I sometimes think that the people in our readings had it so much easier than we do today. That their choices were clear cut. But it’s not true. These have never been easy choices. Even with Jesus standing right in front of them, the disciples say, “This is a difficult teaching, who can accept it?”
Jesus has just made clear that to follow him means to consume his body, to embrace his death and resurrection. To follow him means to emulate his way of living and dying for others. This is a difficult teaching. This remains a difficult teaching. It changes us, pushes us past our comfort zones. It asks things of us that we might not be willing to give. It tests our loyalties.
“Choose whom you will serve,” demands Joshua. “The Lord,” answer the people, “we will serve the Lord.” “Do you want to leave, too?” Jesus asks his closest followers. “Where else would we go,” responds Peter, “you have the words of eternal life.”

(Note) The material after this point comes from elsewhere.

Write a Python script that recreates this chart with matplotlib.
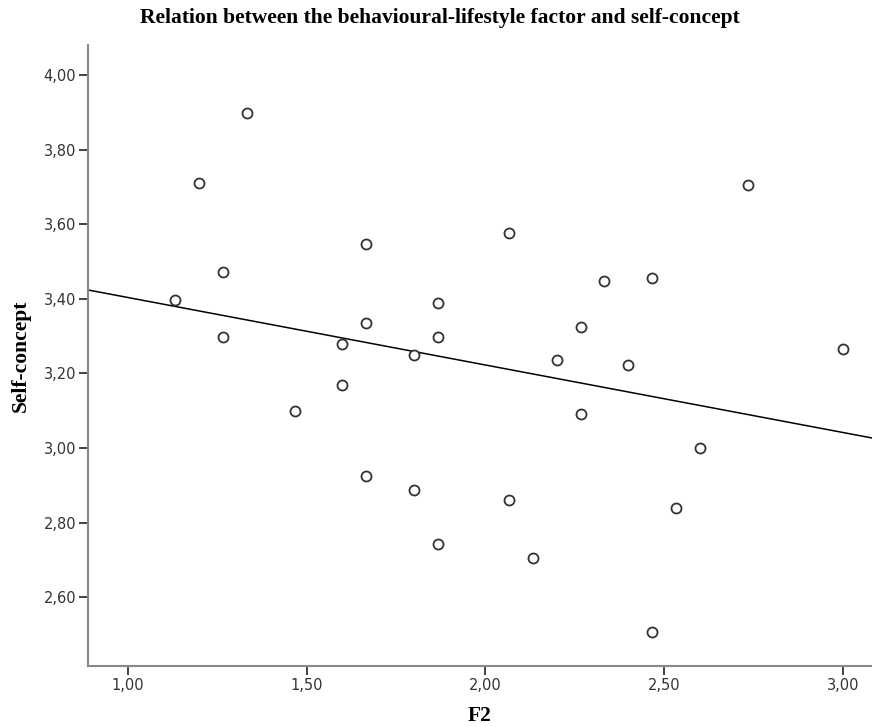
"""Scatter of F2 against self-concept with a linear fit line."""

import matplotlib
matplotlib.use('Agg')
import matplotlib.pyplot as plt
import numpy as np
from matplotlib.ticker import FuncFormatter

# F2 scores (x) and self-concept scores (y), one pair per respondent
f2 = [1.133, 1.200, 1.333, 1.267, 1.267, 1.467, 1.600, 1.600, 1.667, 1.667,
      1.667, 1.800, 1.800, 1.867, 1.867, 1.867, 2.067, 2.067, 2.133, 2.200,
      2.267, 2.267, 2.333, 2.400, 2.467, 2.467, 2.533, 2.600, 2.733, 3.000]
self_concept = [3.397, 3.711, 3.897, 3.473, 3.298, 3.099, 3.279, 3.168, 3.546, 3.334,
                2.925, 3.249, 2.887, 3.388, 3.298, 2.743, 3.576, 2.860, 2.705, 3.236,
                3.324, 3.091, 3.449, 3.224, 3.457, 2.508, 2.840, 3.001, 3.706, 3.265]

x_ticks = [1.00, 1.50, 2.00, 2.50, 3.00]
y_ticks = [2.60, 2.80, 3.00, 3.20, 3.40, 3.60, 3.80, 4.00]

title = 'Relation between the behavioural-lifestyle factor and self-concept'
x_label = 'F2'
y_label = 'Self-concept'

xlim = (0.889, 3.081)
ylim = (2.417, 4.08)

fig = plt.figure(figsize=(8.72, 7.27), dpi=100)
ax = fig.add_axes([0.1009, 0.0843, 0.8991, 0.8538])

ax.scatter(f2, self_concept, s=52, facecolors='white', edgecolors='#333333',
           linewidths=1.3, zorder=3)

# least squares fit line across the whole x range
slope, intercept = np.polyfit(f2, self_concept, 1)
xs = np.array(xlim)
ax.plot(xs, intercept + slope * xs, color='black', linewidth=1.1, zorder=2)

ax.set_xlim(*xlim)
ax.set_ylim(*ylim)
ax.set_xticks(x_ticks)
ax.set_yticks(y_ticks)
comma = FuncFormatter(lambda v, _: '{:.2f}'.format(v).replace('.', ','))
ax.xaxis.set_major_formatter(comma)
ax.yaxis.set_major_formatter(comma)

for side in ('top', 'right'):
    ax.spines[side].set_visible(False)
for side in ('left', 'bottom'):
    ax.spines[side].set_color('#888888')
    ax.spines[side].set_linewidth(1.5)

ax.tick_params(direction='out', length=6.5, width=1.3, color='#333333',
               labelcolor='#333333', labelsize=10.5, pad=2)

serif = {'family': 'Liberation Serif', 'weight': 'bold', 'size': 15.5}
fig.text(0.505, 0.975, title, ha='center', va='center', fontdict=serif)
ax.set_xlabel(x_label, fontdict=serif, labelpad=10)
ax.set_ylabel(y_label, fontdict=serif, labelpad=9)

fig.savefig('out.png', dpi=100)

It’s very inspiring, it leaves us hoping that we might be like these brave and steadfast souls who chose God and served God. What the readings don’t cover is what happens after, though. The people may have vowed to serve the Lord, but they quickly stray. They lose sight of the covenant that would help them to live in peace and justice with each other. They instead begin serving the gods of wealth and power. Peter may have said there is no one for him but Jesus, but he too will abandon Christ. Will deny that he ever knew him. The twelve will follow the way of the other disciples, leaving Jesus when it becomes too difficult.

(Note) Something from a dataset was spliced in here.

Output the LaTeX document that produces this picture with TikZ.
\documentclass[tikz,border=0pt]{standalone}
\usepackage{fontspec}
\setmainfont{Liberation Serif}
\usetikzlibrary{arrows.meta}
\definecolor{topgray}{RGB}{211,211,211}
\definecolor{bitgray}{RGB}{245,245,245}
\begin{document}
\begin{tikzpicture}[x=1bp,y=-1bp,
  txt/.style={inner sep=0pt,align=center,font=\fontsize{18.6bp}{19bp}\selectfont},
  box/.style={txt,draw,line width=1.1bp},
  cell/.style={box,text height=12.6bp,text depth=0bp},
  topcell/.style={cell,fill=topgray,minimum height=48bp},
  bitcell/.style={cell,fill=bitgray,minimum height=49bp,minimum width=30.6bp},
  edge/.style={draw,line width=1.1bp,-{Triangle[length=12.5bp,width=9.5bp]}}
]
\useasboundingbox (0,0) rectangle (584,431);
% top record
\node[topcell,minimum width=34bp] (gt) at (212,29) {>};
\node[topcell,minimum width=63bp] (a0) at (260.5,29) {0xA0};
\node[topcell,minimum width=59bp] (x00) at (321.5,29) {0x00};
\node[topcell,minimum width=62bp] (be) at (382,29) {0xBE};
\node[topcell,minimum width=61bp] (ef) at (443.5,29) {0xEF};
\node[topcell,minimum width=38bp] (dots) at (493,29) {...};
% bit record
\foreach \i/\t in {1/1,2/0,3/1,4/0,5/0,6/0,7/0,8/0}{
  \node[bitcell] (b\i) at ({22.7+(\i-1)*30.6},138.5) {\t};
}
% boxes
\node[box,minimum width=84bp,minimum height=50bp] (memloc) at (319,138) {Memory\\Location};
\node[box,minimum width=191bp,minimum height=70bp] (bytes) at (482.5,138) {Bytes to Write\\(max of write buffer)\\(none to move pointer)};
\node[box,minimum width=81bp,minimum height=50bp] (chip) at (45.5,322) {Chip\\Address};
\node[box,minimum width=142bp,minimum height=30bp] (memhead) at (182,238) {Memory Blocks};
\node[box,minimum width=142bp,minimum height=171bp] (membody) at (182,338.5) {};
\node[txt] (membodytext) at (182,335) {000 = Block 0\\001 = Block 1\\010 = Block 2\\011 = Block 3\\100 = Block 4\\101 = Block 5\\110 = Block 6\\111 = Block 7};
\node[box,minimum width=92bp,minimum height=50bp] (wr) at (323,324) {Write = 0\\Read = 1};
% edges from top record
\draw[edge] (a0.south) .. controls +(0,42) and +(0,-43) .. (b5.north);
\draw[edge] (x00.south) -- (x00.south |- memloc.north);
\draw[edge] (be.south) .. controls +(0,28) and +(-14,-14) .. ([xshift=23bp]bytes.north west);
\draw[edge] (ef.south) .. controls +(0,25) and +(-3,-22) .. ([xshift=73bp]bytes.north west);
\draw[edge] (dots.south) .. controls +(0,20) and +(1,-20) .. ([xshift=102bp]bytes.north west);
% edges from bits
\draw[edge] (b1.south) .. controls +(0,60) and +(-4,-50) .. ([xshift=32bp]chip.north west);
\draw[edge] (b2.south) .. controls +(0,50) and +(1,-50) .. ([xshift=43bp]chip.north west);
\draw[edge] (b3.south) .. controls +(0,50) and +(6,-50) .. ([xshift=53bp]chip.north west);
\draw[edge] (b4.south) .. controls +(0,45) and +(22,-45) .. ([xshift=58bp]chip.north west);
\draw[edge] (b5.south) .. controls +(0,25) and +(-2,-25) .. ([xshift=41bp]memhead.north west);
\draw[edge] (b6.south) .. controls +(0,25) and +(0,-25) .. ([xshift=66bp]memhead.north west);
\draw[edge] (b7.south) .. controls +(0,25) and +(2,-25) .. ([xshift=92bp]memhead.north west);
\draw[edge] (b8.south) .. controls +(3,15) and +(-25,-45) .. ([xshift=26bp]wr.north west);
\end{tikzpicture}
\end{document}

When we have to choose between God and other temptations, we will always fail eventually. We will always choose wrong: maybe not at first, maybe not even intentionally, but at some point we will slip up. We will serve the gods of culture instead of the God of love.
But even though the people of Joshua and John slipped up, even though we slip up in our choices, the God who chose the people of Israel, the God who chose the disciples, the God who chooses us never does. When our choices waiver and falter, God remains steadfast. God continues to choose us, continues to seek us in love in the hopes that we might return once again.
When Joshua said, “Choose this day whom you will serve,” it is clearly meant to be a choice once and for all. But I’d like to take that scripture and read it a little bit differently: choose this day whom you will serve. Each day is a chance to serve God. God does not hold the past against us, God offers us new beginnings every day.
Choose this day whom you will serve. It’s not an easy choice. It’s filled with gray areas and ambiguities, with difficult teachings and hard lessons. And we will fail sometimes. But a new day always comes. Choose this day whom you will serve. May we seek to serve the God who always chooses us. Amen.